==== Provided records ====

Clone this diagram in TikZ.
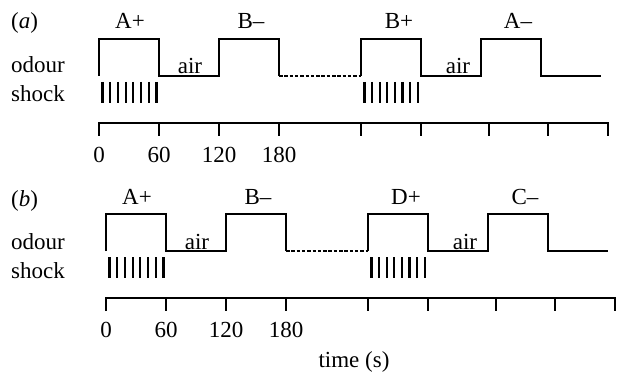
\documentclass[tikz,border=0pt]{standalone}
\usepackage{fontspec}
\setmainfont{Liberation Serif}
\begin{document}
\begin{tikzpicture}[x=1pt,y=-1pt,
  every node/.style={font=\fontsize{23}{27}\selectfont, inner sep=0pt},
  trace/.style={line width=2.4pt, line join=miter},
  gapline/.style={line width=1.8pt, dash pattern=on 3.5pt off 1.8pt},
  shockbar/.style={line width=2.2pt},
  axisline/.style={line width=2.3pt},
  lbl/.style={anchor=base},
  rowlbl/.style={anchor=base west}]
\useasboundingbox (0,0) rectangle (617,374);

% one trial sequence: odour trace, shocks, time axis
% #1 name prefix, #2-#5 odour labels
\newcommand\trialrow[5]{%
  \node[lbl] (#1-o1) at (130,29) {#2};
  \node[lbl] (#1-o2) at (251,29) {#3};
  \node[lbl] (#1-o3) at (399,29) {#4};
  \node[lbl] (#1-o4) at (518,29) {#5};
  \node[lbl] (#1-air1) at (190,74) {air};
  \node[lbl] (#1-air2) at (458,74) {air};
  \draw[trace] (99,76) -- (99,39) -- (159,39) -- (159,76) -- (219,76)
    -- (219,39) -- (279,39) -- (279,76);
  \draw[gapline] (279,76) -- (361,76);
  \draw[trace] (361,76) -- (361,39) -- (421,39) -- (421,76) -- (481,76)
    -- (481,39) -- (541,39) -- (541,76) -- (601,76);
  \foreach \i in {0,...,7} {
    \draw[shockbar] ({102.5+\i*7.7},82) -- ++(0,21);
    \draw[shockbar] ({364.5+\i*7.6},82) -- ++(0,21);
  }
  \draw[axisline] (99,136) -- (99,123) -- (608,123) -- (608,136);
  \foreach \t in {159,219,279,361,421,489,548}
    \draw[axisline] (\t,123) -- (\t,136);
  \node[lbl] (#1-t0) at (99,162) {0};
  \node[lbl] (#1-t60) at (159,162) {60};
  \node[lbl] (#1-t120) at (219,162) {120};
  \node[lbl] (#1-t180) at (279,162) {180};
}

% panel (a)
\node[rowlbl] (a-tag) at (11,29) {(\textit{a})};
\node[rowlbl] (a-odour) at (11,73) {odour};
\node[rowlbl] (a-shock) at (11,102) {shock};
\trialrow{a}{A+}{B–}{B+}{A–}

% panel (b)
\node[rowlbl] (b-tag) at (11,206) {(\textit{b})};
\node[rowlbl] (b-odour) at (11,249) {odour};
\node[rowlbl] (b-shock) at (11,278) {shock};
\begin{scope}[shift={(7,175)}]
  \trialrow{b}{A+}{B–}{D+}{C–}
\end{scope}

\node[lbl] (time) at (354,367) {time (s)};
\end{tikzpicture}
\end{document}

====
==== Provided records ====

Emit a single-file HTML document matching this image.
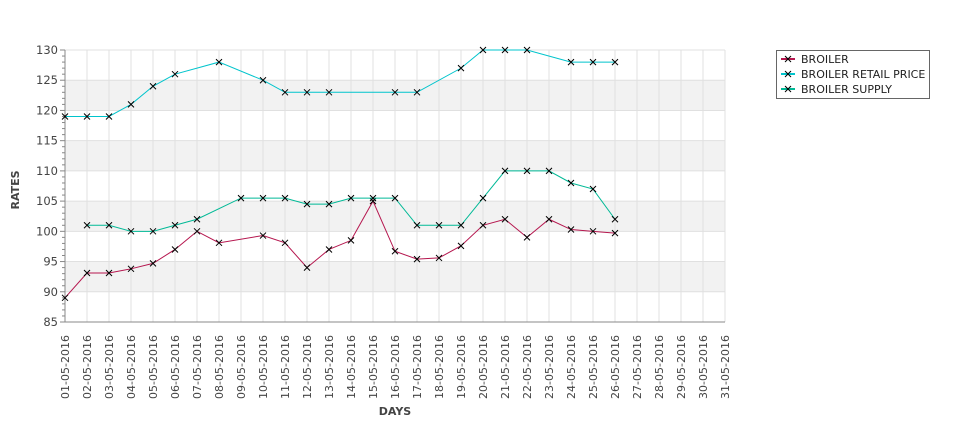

====

## What is required:
Begin at the line that has "Clone this diagram in TikZ.", stop after the line that has "(0,0) rectangle (617,374);", and reproduce every line between them exactly and nothing else. Pictures stay out of the copy.

## Reply:
Clone this diagram in TikZ.
\documentclass[tikz,border=0pt]{standalone}
\usepackage{fontspec}
\setmainfont{Liberation Serif}
\begin{document}
\begin{tikzpicture}[x=1pt,y=-1pt,
  every node/.style={font=\fontsize{23}{27}\selectfont, inner sep=0pt},
  trace/.style={line width=2.4pt, line join=miter},
  gapline/.style={line width=1.8pt, dash pattern=on 3.5pt off 1.8pt},
  shockbar/.style={line width=2.2pt},
  axisline/.style={line width=2.3pt},
  lbl/.style={anchor=base},
  rowlbl/.style={anchor=base west}]
\useasboundingbox (0,0) rectangle (617,374);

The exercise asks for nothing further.